Ferret Disease

Pet owners should be able to recognize the symptoms of common ferret disease in their pets.

It could mean the difference between life and death! Common ferret diseases include pancreatic tumors, adrenal gland disease, lymphosarcoma and even heart disease. Ferrets metabolize very quickly which means that once they get sick they go downhill fast so early detection is critical. You should get your ferret to a vet if you notice any difference in behavior, change in bowel movements or anything other that is not in the norm for your pet. It could be just a simple cold, but it’s better to be safe than sorry!

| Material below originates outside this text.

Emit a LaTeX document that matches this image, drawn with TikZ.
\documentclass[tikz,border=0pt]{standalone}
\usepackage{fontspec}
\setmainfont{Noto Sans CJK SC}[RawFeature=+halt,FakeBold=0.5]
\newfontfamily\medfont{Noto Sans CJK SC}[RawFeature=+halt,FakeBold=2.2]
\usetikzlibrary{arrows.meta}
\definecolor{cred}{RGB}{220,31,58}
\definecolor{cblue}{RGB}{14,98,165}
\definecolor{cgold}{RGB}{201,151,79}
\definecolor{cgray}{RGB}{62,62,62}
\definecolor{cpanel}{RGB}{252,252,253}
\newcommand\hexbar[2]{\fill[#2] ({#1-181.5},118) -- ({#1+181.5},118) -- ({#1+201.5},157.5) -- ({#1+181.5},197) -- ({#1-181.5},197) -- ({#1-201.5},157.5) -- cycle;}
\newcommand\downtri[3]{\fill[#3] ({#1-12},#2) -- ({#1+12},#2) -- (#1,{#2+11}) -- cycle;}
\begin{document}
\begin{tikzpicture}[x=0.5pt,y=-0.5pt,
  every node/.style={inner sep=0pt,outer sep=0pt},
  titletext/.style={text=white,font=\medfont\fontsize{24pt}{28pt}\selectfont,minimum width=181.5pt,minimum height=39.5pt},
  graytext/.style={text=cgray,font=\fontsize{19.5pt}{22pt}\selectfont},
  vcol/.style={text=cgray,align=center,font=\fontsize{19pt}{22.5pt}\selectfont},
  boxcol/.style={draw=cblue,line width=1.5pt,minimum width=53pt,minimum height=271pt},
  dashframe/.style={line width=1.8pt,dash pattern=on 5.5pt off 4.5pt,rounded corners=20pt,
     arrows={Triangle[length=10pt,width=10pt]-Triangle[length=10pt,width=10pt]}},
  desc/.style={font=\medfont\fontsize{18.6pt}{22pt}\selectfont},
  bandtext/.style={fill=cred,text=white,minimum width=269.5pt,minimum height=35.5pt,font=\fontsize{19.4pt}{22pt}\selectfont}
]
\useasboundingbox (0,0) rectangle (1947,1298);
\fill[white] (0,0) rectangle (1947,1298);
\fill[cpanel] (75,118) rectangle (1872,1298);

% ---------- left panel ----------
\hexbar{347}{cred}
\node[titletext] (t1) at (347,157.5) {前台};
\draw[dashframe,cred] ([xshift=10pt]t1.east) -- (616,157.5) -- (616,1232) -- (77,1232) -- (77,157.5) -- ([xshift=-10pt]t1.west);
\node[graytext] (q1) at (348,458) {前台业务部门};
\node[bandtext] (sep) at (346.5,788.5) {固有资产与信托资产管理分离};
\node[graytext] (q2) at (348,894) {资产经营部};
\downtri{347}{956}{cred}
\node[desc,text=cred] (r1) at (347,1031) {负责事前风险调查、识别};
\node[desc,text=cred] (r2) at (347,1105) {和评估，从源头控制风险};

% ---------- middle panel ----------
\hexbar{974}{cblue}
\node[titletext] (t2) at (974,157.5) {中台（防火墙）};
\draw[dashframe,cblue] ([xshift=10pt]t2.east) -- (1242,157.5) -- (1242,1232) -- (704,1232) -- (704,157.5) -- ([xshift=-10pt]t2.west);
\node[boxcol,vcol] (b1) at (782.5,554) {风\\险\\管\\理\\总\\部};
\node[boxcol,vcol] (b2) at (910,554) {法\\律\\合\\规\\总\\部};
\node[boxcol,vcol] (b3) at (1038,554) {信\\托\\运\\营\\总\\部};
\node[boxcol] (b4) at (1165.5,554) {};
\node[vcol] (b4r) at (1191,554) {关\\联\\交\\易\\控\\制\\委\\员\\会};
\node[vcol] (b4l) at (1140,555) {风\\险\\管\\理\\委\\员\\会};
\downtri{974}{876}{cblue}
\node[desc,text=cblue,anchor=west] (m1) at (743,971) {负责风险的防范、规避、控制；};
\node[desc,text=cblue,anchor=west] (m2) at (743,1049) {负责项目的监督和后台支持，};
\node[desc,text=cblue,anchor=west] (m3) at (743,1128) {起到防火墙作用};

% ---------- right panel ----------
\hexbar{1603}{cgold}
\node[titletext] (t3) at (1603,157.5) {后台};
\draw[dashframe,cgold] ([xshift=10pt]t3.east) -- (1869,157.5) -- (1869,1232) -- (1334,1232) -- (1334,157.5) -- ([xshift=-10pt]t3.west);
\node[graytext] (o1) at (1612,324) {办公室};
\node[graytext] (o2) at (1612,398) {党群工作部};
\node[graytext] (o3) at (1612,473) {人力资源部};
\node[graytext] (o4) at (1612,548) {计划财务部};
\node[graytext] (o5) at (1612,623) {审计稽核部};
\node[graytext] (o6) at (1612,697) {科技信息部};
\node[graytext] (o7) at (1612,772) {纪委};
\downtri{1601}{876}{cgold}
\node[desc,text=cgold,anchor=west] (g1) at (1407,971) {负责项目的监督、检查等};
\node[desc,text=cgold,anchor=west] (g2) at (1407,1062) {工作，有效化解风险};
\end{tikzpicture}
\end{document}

A common ferret disease is adrenal gland disease. This gland is found near each kidney and producse hormones that keep the body homeostaticly balanced. When it is diseased it will produce too much hormone. It can happen around 3 years of age and the symptoms is hair loss – particularly around the tail belly and back with the skin underneath appearing flaky and red. This can be treated with surgery.

Pancreatic tumors, a ferret disease also called insulinoma disease are also common in ferrets. This disease causes the blood sugar to become very low and your ferret wil appear to be lethargic. In the extreme he may have seizures or go into a coma. It is very important for you to watch your ferret closely every day as the earlier this is diagnosed, the better the chance for successful treatment. To be on the safe side, get him to the vet if he seems to be the least bit lethargic – he may just be having an off day but it’s better to be safe than sorry! Most ferrets develop this around e or 5 years of age. There is medicine that can help the symptoms of this disease (but not stop it’s progression) and surgery can be performed to try to stop the disease but it is unlikely that surgery will cure the disease – typically they can only remove part of the tumor and buy your pet a little bit more time.

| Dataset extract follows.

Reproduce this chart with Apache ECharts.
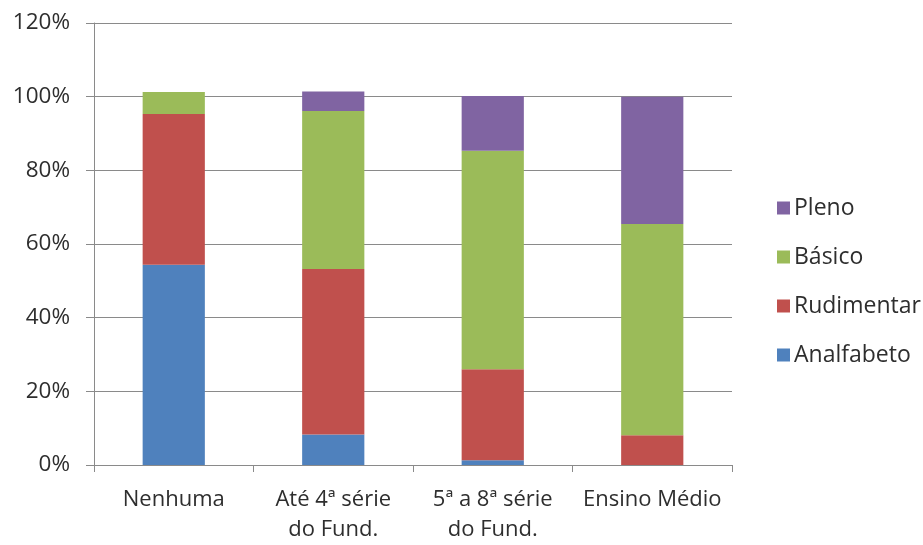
<!DOCTYPE html>
<html>
<head>
<meta charset="utf-8">
<title>Nível de alfabetismo por escolaridade</title>
<script src="https://cdn.jsdelivr.net/npm/echarts@6/dist/echarts.min.js"></script>
<style>
  html, body { margin: 0; padding: 0; background: #ffffff; }
  #chart { width: 923px; height: 545px; }
</style>
</head>
<body>
<div id="chart"></div>
<script>
// Escolaridade (categorias do eixo X)
const categories = ['Nenhuma', 'Até 4ª série\ndo Fund.', '5ª a 8ª série\ndo Fund.', 'Ensino Médio'];

// Percentuais por nível de alfabetismo (%)
const analfabeto = [54.4, 8.3, 1.3, 0];
const rudimentar = [40.9, 44.9, 24.7, 8.1];
const basico     = [6.0, 42.9, 59.3, 57.3];
const pleno      = [0, 5.3, 14.9, 34.6];

// Marcas do eixo Y
const yTicks = [0, 20, 40, 60, 80, 100, 120];

const FONT = '"Open Sans", "Noto Sans", sans-serif';
const TEXT = '#2e2e2e';
const GRID = '#8a8a8a';

const chart = echarts.init(document.getElementById('chart'));

function bar(name, data, color) {
  return {
    name: name,
    type: 'bar',
    stack: 'total',
    data: data,
    barWidth: '39%',
    itemStyle: { color: color },
    emphasis: { disabled: true }
  };
}

chart.setOption({
  animation: false,
  backgroundColor: '#ffffff',
  grid: { left: 94, right: 191, top: 23, bottom: 78.5, containLabel: false },
  legend: {
    orient: 'vertical',
    left: 772,
    top: 191,
    itemWidth: 13,
    itemHeight: 13,
    itemGap: 25,
    icon: 'rect',
    data: ['Pleno', 'Básico', 'Rudimentar', 'Analfabeto'],
    textStyle: { fontFamily: FONT, fontSize: 23, color: TEXT, lineHeight: 24, padding: [0, 0, 0, -1] }
  },
  xAxis: {
    type: 'category',
    data: categories,
    axisLine: { show: true, lineStyle: { color: GRID, width: 1 } },
    axisTick: { show: true, length: 7, lineStyle: { color: GRID } },
    axisLabel: {
      fontFamily: FONT, fontSize: 22, color: TEXT,
      lineHeight: 30, margin: 20, interval: 0
    }
  },
  yAxis: {
    type: 'value',
    min: yTicks[0],
    max: yTicks[yTicks.length - 1],
    interval: yTicks[1] - yTicks[0],
    axisLine: { show: true, lineStyle: { color: GRID, width: 1 } },
    axisTick: { show: true, length: 8, lineStyle: { color: GRID } },
    splitLine: { show: true, lineStyle: { color: GRID, width: 1 } },
    axisLabel: {
      fontFamily: FONT, fontSize: 22.5, color: TEXT, margin: 24,
      formatter: '{value}%'
    }
  },
  series: [
    bar('Analfabeto', analfabeto, '#4F81BD'),
    bar('Rudimentar', rudimentar, '#C0504D'),
    bar('Básico', basico, '#9BBB59'),
    bar('Pleno', pleno, '#8064A2')
  ]
});
</script>
</body>
</html>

Lymphosarcoma is a deadly ferret disease that can be developed at any age. Although this can be treated with chemotherapy, the chances of survival are very slim, especially if the ferret diseased is young. Unfortunately, symptoms may not show up until the disease has spread throughout your ferrets body. Symptoms include lethargy, weight loss and lost interest in food.

Heart Disease is a common disease for older pets. Typically this ferret disease is developed in pets over 4 years of age and is treated much the same as heart disease in cats or dogs. A ferret with heart disease may have trouble breathing after exercise or act lethargic. Sometimes the treatment includes medicine and other times it is just a reduction in exercise that can help. Depending on the type of disease and it’s progression, ferrets can live quite a long time after diagnosis.